--- EXERCISE OBJECTIVE ---
Go through the data below and copy it exactly, skipping every picture.

--- DATASET CONTENT ---
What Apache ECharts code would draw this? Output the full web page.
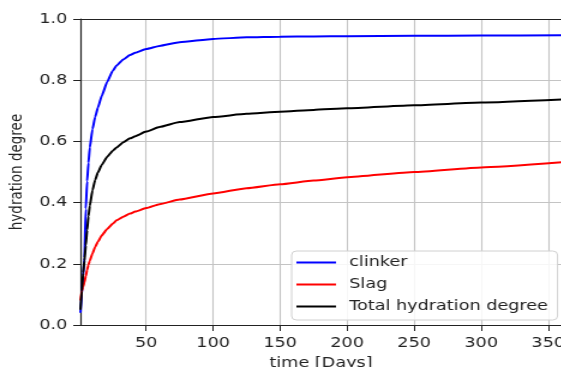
<!DOCTYPE html>
<html>
<head>
<meta charset="utf-8">
<script src="https://cdn.jsdelivr.net/npm/echarts@6/dist/echarts.min.js"></script>
<style>
  html, body { margin: 0; padding: 0; background: #fff; overflow: hidden; }
  /* the reference picture is stretched sideways, so draw narrower and widen it */
  #chart { width: 467.5px; height: 367px; transform: scaleX(1.2); transform-origin: 0 0; }
</style>
</head>
<body>
<div id="chart"></div>
<script>
// time in days
const days = [1, 2, 3, 4, 5, 6, 7, 8, 10, 12, 14, 17, 21, 25, 28, 33, 38, 42, 50, 60, 75, 100, 125, 150, 175, 200, 250, 300, 360];

const clinker = [0.04, 0.10, 0.16, 0.22, 0.38, 0.47, 0.53, 0.58, 0.64, 0.68, 0.71, 0.75, 0.795, 0.83, 0.848, 0.868, 0.882, 0.89, 0.902, 0.912, 0.924, 0.935, 0.94, 0.942, 0.943, 0.944, 0.945, 0.946, 0.947];
const slag = [0.08, 0.11, 0.125, 0.14, 0.16, 0.18, 0.197, 0.21, 0.234, 0.255, 0.272, 0.293, 0.314, 0.331, 0.342, 0.354, 0.364, 0.371, 0.382, 0.395, 0.41, 0.43, 0.447, 0.46, 0.472, 0.483, 0.50, 0.515, 0.532];
const total = [0.05, 0.11, 0.17, 0.21, 0.26, 0.31, 0.355, 0.39, 0.44, 0.474, 0.498, 0.524, 0.55, 0.569, 0.58, 0.597, 0.61, 0.617, 0.632, 0.647, 0.663, 0.68, 0.69, 0.697, 0.703, 0.708, 0.718, 0.727, 0.737];

const xTicks = [50, 100, 150, 200, 250, 300, 350];
const seriesNames = ['clinker', 'Slag', 'Total hydration degree'];
const seriesColors = ['#0000ff', '#ff0000', '#000000'];

const pair = arr => days.map((d, i) => [d, arr[i]]);

const chart = echarts.init(document.getElementById('chart'));

const option = {
  animation: false,
  grid: { left: 67, top: 19, right: 0, bottom: 42, outerBoundsMode: 'none' },
  xAxis: [{
    type: 'value',
    min: 1,
    max: 360,
    name: 'time [Days]',
    nameLocation: 'middle',
    nameGap: 31,
    nameTextStyle: { fontFamily: 'DejaVu Sans', fontSize: 14.7, color: '#222' },
    axisLine: { show: true, onZero: false, lineStyle: { color: '#222', width: 1.2 } },
    axisTick: { show: true, length: 6, customValues: xTicks, lineStyle: { color: '#222' } },
    axisLabel: { customValues: xTicks, margin: 11, fontFamily: 'DejaVu Sans', fontSize: 14.7, color: '#222' },
    splitLine: { show: true, lineStyle: { color: '#c4c4c4', width: 1.1 } }
  }, {
    type: 'value',
    position: 'top',
    min: 1,
    max: 360,
    axisLine: { show: true, onZero: false, lineStyle: { color: '#222', width: 1.2 } },
    axisTick: { show: false },
    axisLabel: { show: false },
    splitLine: { show: false }
  }],
  yAxis: {
    type: 'value',
    min: 0,
    max: 1,
    interval: 0.2,
    name: 'hydration degree',
    nameLocation: 'middle',
    nameGap: 44,
    nameTextStyle: { fontFamily: 'DejaVu Sans', fontSize: 13.5, color: '#222' },
    axisLine: { show: true, lineStyle: { color: '#222', width: 1.2 } },
    axisTick: { show: true, length: 6, lineStyle: { color: '#222' } },
    axisLabel: {
      margin: 11,
      fontFamily: 'DejaVu Sans',
      fontSize: 14.7,
      color: '#222',
      formatter: v => v.toFixed(1)
    },
    splitLine: { show: true, lineStyle: { color: '#c4c4c4', width: 1.2 } }
  },
  legend: {
    orient: 'vertical',
    left: 243,
    top: 251,
    data: seriesNames,
    icon: 'path://M0,0 L40,0 L40,2.4 L0,2.4 Z',
    itemWidth: 33,
    itemHeight: 14,
    itemGap: 7,
    padding: [4, 8, 6, 4],
    backgroundColor: 'rgba(255,255,255,0.85)',
    borderColor: '#d0d0d0',
    borderWidth: 1,
    borderRadius: 4,
    textStyle: { fontFamily: 'DejaVu Sans', fontSize: 14.7, color: '#222', padding: [0, 0, 0, 6] }
  },
  series: [clinker, slag, total].map((arr, i) => ({
    name: seriesNames[i],
    type: 'line',
    data: pair(arr),
    showSymbol: false,
    symbol: 'none',
    smooth: 0.15,
    smoothMonotone: 'x',
    color: seriesColors[i],
    lineStyle: { width: 2, color: seriesColors[i] },
    z: 3 + i
  }))
};

chart.setOption(option);
</script>
</body>
</html>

--- FULL RESPONSE ---
What Apache ECharts code would draw this? Output the full web page.
<!DOCTYPE html>
<html>
<head>
<meta charset="utf-8">
<script src="https://cdn.jsdelivr.net/npm/echarts@6/dist/echarts.min.js"></script>
<style>
  html, body { margin: 0; padding: 0; background: #fff; overflow: hidden; }
  /* the reference picture is stretched sideways, so draw narrower and widen it */
  #chart { width: 467.5px; height: 367px; transform: scaleX(1.2); transform-origin: 0 0; }
</style>
</head>
<body>
<div id="chart"></div>
<script>
// time in days
const days = [1, 2, 3, 4, 5, 6, 7, 8, 10, 12, 14, 17, 21, 25, 28, 33, 38, 42, 50, 60, 75, 100, 125, 150, 175, 200, 250, 300, 360];

const clinker = [0.04, 0.10, 0.16, 0.22, 0.38, 0.47, 0.53, 0.58, 0.64, 0.68, 0.71, 0.75, 0.795, 0.83, 0.848, 0.868, 0.882, 0.89, 0.902, 0.912, 0.924, 0.935, 0.94, 0.942, 0.943, 0.944, 0.945, 0.946, 0.947];
const slag = [0.08, 0.11, 0.125, 0.14, 0.16, 0.18, 0.197, 0.21, 0.234, 0.255, 0.272, 0.293, 0.314, 0.331, 0.342, 0.354, 0.364, 0.371, 0.382, 0.395, 0.41, 0.43, 0.447, 0.46, 0.472, 0.483, 0.50, 0.515, 0.532];
const total = [0.05, 0.11, 0.17, 0.21, 0.26, 0.31, 0.355, 0.39, 0.44, 0.474, 0.498, 0.524, 0.55, 0.569, 0.58, 0.597, 0.61, 0.617, 0.632, 0.647, 0.663, 0.68, 0.69, 0.697, 0.703, 0.708, 0.718, 0.727, 0.737];

const xTicks = [50, 100, 150, 200, 250, 300, 350];
const seriesNames = ['clinker', 'Slag', 'Total hydration degree'];
const seriesColors = ['#0000ff', '#ff0000', '#000000'];

const pair = arr => days.map((d, i) => [d, arr[i]]);

const chart = echarts.init(document.getElementById('chart'));

const option = {
  animation: false,
  grid: { left: 67, top: 19, right: 0, bottom: 42, outerBoundsMode: 'none' },
  xAxis: [{
    type: 'value',
    min: 1,
    max: 360,
    name: 'time [Days]',
    nameLocation: 'middle',
    nameGap: 31,
    nameTextStyle: { fontFamily: 'DejaVu Sans', fontSize: 14.7, color: '#222' },
    axisLine: { show: true, onZero: false, lineStyle: { color: '#222', width: 1.2 } },
    axisTick: { show: true, length: 6, customValues: xTicks, lineStyle: { color: '#222' } },
    axisLabel: { customValues: xTicks, margin: 11, fontFamily: 'DejaVu Sans', fontSize: 14.7, color: '#222' },
    splitLine: { show: true, lineStyle: { color: '#c4c4c4', width: 1.1 } }
  }, {
    type: 'value',
    position: 'top',
    min: 1,
    max: 360,
    axisLine: { show: true, onZero: false, lineStyle: { color: '#222', width: 1.2 } },
    axisTick: { show: false },
    axisLabel: { show: false },
    splitLine: { show: false }
  }],
  yAxis: {
    type: 'value',
    min: 0,
    max: 1,
    interval: 0.2,
    name: 'hydration degree',
    nameLocation: 'middle',
    nameGap: 44,
    nameTextStyle: { fontFamily: 'DejaVu Sans', fontSize: 13.5, color: '#222' },
    axisLine: { show: true, lineStyle: { color: '#222', width: 1.2 } },
    axisTick: { show: true, length: 6, lineStyle: { color: '#222' } },
    axisLabel: {
      margin: 11,
      fontFamily: 'DejaVu Sans',
      fontSize: 14.7,
      color: '#222',
      formatter: v => v.toFixed(1)
    },
    splitLine: { show: true, lineStyle: { color: '#c4c4c4', width: 1.2 } }
  },
  legend: {
    orient: 'vertical',
    left: 243,
    top: 251,
    data: seriesNames,
    icon: 'path://M0,0 L40,0 L40,2.4 L0,2.4 Z',
    itemWidth: 33,
    itemHeight: 14,
    itemGap: 7,
    padding: [4, 8, 6, 4],
    backgroundColor: 'rgba(255,255,255,0.85)',
    borderColor: '#d0d0d0',
    borderWidth: 1,
    borderRadius: 4,
    textStyle: { fontFamily: 'DejaVu Sans', fontSize: 14.7, color: '#222', padding: [0, 0, 0, 6] }
  },
  series: [clinker, slag, total].map((arr, i) => ({
    name: seriesNames[i],
    type: 'line',
    data: pair(arr),
    showSymbol: false,
    symbol: 'none',
    smooth: 0.15,
    smoothMonotone: 'x',
    color: seriesColors[i],
    lineStyle: { width: 2, color: seriesColors[i] },
    z: 3 + i
  }))
};

chart.setOption(option);
</script>
</body>
</html>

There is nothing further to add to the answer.